### THE EXERCISE
Reproduce all the lines below exactly and omit the images.
## BEGIN COLLECTED MATERIAL
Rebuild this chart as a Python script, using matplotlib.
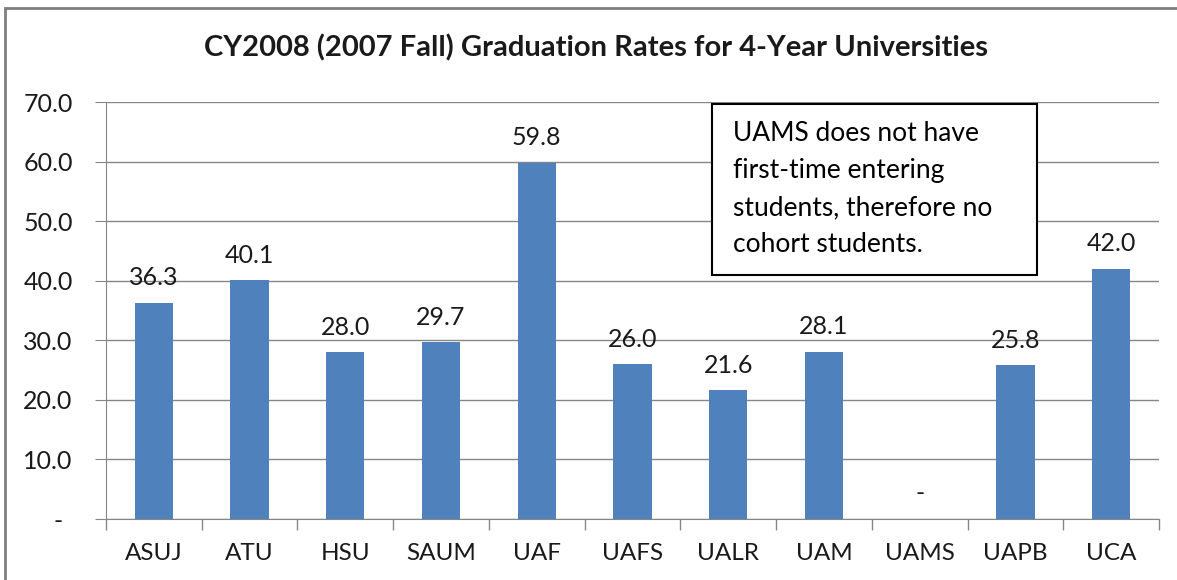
import matplotlib.pyplot as plt
import matplotlib.patches as patches
from matplotlib.transforms import ScaledTranslation
import numpy as np

# data
schools = ["ASUJ", "ATU", "HSU", "SAUM", "UAF", "UAFS", "UALR", "UAM", "UAMS", "UAPB", "UCA"]
grad_rates = [36.3, 40.1, 28.0, 29.7, 59.8, 26.0, 21.6, 28.1, 0.0, 25.8, 42.0]
y_ticks = [0, 10, 20, 30, 40, 50, 60, 70]
title = "CY2008 (2007 Fall) Graduation Rates for 4-Year Universities"
note = "UAMS does not have\nfirst-time entering\nstudents, therefore no\ncohort students."

plt.rcParams['font.family'] = ['Lato', 'DejaVu Sans']

W, H = 1177, 580
fig = plt.figure(figsize=(W / 100, H / 100), dpi=100)
ax = fig.add_axes([106 / W, 1 - 519 / H, (1159 - 106) / W, (519 - 102) / H])

x = np.arange(len(schools))
ax.bar(x, grad_rates, width=0.4, color="#4F81BD", zorder=3)

ax.set_xlim(-0.5, len(schools) - 0.5)
ax.set_ylim(0, 70)
ax.set_yticks(y_ticks)
ax.set_yticklabels(["-" if v == 0 else f"{v:.1f}" for v in y_ticks])
ax.set_xticks(x)
ax.set_xticklabels(schools)
ax.set_xticks(np.arange(len(schools) + 1) - 0.5, minor=True)

ax.grid(axis="y", color="#868686", linewidth=1, zorder=0)
for s in ["top", "right"]:
    ax.spines[s].set_visible(False)
for s in ["left", "bottom"]:
    ax.spines[s].set_color("#868686")
ax.tick_params(axis="x", which="major", length=0, labelsize=17.5, pad=17, colors="#1a1a1a")
ax.tick_params(axis="x", which="minor", length=8, color="#868686", width=1)
ax.tick_params(axis="y", length=8, color="#868686", labelsize=18, pad=16, colors="#1a1a1a")

# zero label sits further left like Excel accounting format
zero_lab = ax.get_yticklabels()[0]
zero_lab.set_transform(zero_lab.get_transform() + ScaledTranslation(-0.1, 0, fig.dpi_scale_trans))

for xi, v in zip(x, grad_rates):
    lab = "-" if v == 0 else f"{v:.1f}"
    ax.annotate(lab, (xi, v), xytext=(0, 18), textcoords="offset points",
                ha="center", va="center", fontsize=18, color="#1a1a1a")

fig.text(596 / W, 1 - 48 / H, title, ha="center", va="center",
         fontsize=21, fontweight="bold", color="#1a1a1a")

# note box
fig.patches.append(patches.Rectangle((712 / W, 1 - 275 / H), (1037 - 712) / W, (275 - 104) / H,
                                     transform=fig.transFigure, facecolor="white",
                                     edgecolor="black", linewidth=1.5, zorder=5))
fig.text(733 / W, 1 - 121 / H, note, ha="left", va="top", fontsize=19,
         linespacing=1.6, color="black", zorder=6)

# outer chart frame
fig.patches.append(patches.Rectangle((5 / W, -0.1), 1.2, 1 - 8 / H + 0.1,
                                     transform=fig.transFigure, fill=False,
                                     edgecolor="#7f7f7f", linewidth=2))

fig.savefig("out.png", dpi=100)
## END COLLECTED MATERIAL
### FULL ANSWER
Rebuild this chart as a Python script, using matplotlib.
import matplotlib.pyplot as plt
import matplotlib.patches as patches
from matplotlib.transforms import ScaledTranslation
import numpy as np

# data
schools = ["ASUJ", "ATU", "HSU", "SAUM", "UAF", "UAFS", "UALR", "UAM", "UAMS", "UAPB", "UCA"]
grad_rates = [36.3, 40.1, 28.0, 29.7, 59.8, 26.0, 21.6, 28.1, 0.0, 25.8, 42.0]
y_ticks = [0, 10, 20, 30, 40, 50, 60, 70]
title = "CY2008 (2007 Fall) Graduation Rates for 4-Year Universities"
note = "UAMS does not have\nfirst-time entering\nstudents, therefore no\ncohort students."

plt.rcParams['font.family'] = ['Lato', 'DejaVu Sans']

W, H = 1177, 580
fig = plt.figure(figsize=(W / 100, H / 100), dpi=100)
ax = fig.add_axes([106 / W, 1 - 519 / H, (1159 - 106) / W, (519 - 102) / H])

x = np.arange(len(schools))
ax.bar(x, grad_rates, width=0.4, color="#4F81BD", zorder=3)

ax.set_xlim(-0.5, len(schools) - 0.5)
ax.set_ylim(0, 70)
ax.set_yticks(y_ticks)
ax.set_yticklabels(["-" if v == 0 else f"{v:.1f}" for v in y_ticks])
ax.set_xticks(x)
ax.set_xticklabels(schools)
ax.set_xticks(np.arange(len(schools) + 1) - 0.5, minor=True)

ax.grid(axis="y", color="#868686", linewidth=1, zorder=0)
for s in ["top", "right"]:
    ax.spines[s].set_visible(False)
for s in ["left", "bottom"]:
    ax.spines[s].set_color("#868686")
ax.tick_params(axis="x", which="major", length=0, labelsize=17.5, pad=17, colors="#1a1a1a")
ax.tick_params(axis="x", which="minor", length=8, color="#868686", width=1)
ax.tick_params(axis="y", length=8, color="#868686", labelsize=18, pad=16, colors="#1a1a1a")

# zero label sits further left like Excel accounting format
zero_lab = ax.get_yticklabels()[0]
zero_lab.set_transform(zero_lab.get_transform() + ScaledTranslation(-0.1, 0, fig.dpi_scale_trans))

for xi, v in zip(x, grad_rates):
    lab = "-" if v == 0 else f"{v:.1f}"
    ax.annotate(lab, (xi, v), xytext=(0, 18), textcoords="offset points",
                ha="center", va="center", fontsize=18, color="#1a1a1a")

fig.text(596 / W, 1 - 48 / H, title, ha="center", va="center",
         fontsize=21, fontweight="bold", color="#1a1a1a")

# note box
fig.patches.append(patches.Rectangle((712 / W, 1 - 275 / H), (1037 - 712) / W, (275 - 104) / H,
                                     transform=fig.transFigure, facecolor="white",
                                     edgecolor="black", linewidth=1.5, zorder=5))
fig.text(733 / W, 1 - 121 / H, note, ha="left", va="top", fontsize=19,
         linespacing=1.6, color="black", zorder=6)

# outer chart frame
fig.patches.append(patches.Rectangle((5 / W, -0.1), 1.2, 1 - 8 / H + 0.1,
                                     transform=fig.transFigure, fill=False,
                                     edgecolor="#7f7f7f", linewidth=2))

fig.savefig("out.png", dpi=100)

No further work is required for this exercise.